# Real-Time Voice Cloning

This is a colab demo notebook using the open source project [CorentinJ/Real-Time-Voice-Cloning](https://github.com/CorentinJ/Real-Time-Voice-Cloning)
to clone a voice.

For other deep-learning Colab notebooks, visit [tugstugi/dl-colab-notebooks](https://github.com/tugstugi/dl-colab-notebooks).

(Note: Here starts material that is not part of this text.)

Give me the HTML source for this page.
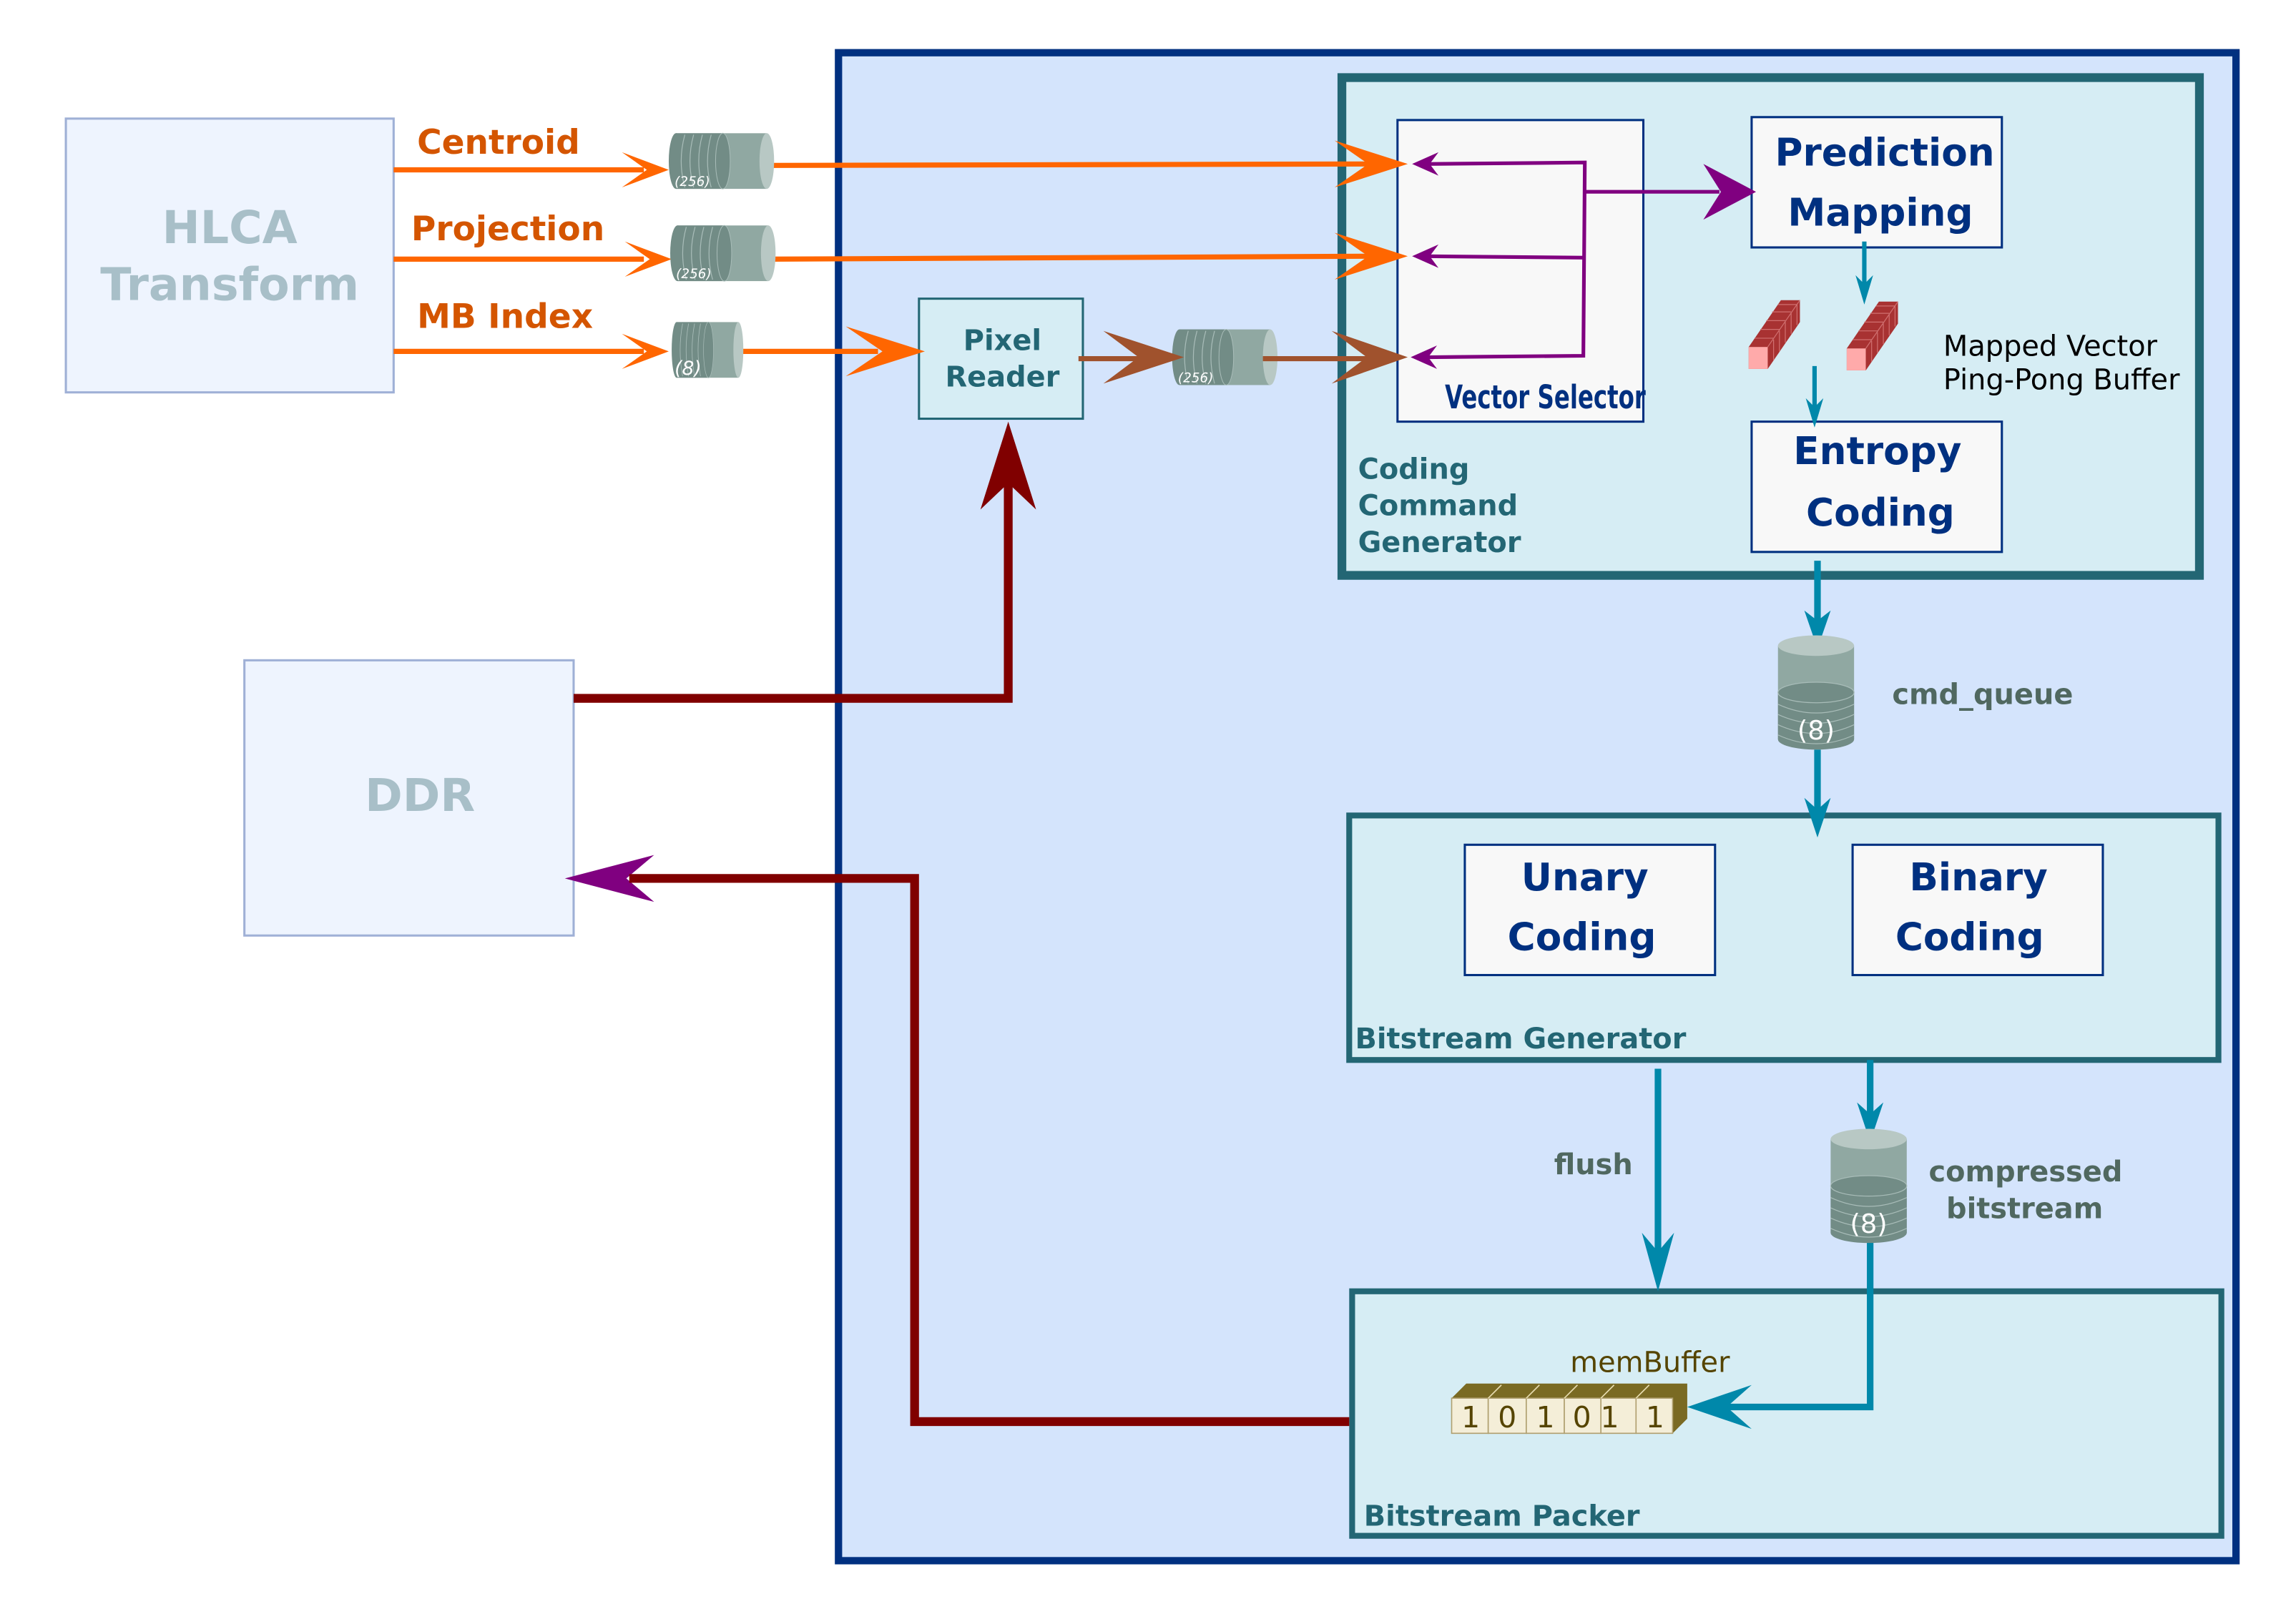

Original issue: https://github.com/tugstugi/dl-colab-notebooks/issues/18

## Setup CorentinJ/Real-Time-Voice-Cloning

In [6]:
#@title Setup CorentinJ/Real-Time-Voice-Cloning

#@markdown * clone the project
#@markdown * download pretrained models
#@markdown * initialize the voice cloning models

%tensorflow_version 1.x
import os
from os.path import exists, join, basename, splitext

git_repo_url = 'https://github.com/CorentinJ/Real-Time-Voice-Cloning.git'
project_name = splitext(basename(git_repo_url))[0]
if not exists(project_name):
  # clone and install
  !git clone -q --recursive {git_repo_url}
  # install dependencies
  !cd {project_name} && pip install -q -r requirements.txt
  !pip install -q gdown
  !apt-get install -qq libportaudio2
  !pip install -q https://github.com/tugstugi/dl-colab-notebooks/archive/colab_utils.zip

  # download pretrained model
  !cd {project_name} && gdown https://drive.google.com/uc?id=1n1sPXvT34yXFLT47QZA6FIRGrwMeSsZc && unzip pretrained.zip

import sys
sys.path.append(project_name)

from IPython.display import display, Audio, clear_output
from IPython.utils import io
import ipywidgets as widgets
import numpy as np
from dl_colab_notebooks.audio import record_audio, upload_audio

from synthesizer.inference import Synthesizer
from encoder import inference as encoder
from vocoder import inference as vocoder
from pathlib import Path

encoder.load_model(project_name / Path("encoder/saved_models/pretrained.pt"))
synthesizer = Synthesizer(project_name / Path("synthesizer/saved_models/logs-pretrained/taco_pretrained"))
vocoder.load_model(project_name / Path("vocoder/saved_models/pretrained/pretrained.pt"))

TensorFlow 1.x selected.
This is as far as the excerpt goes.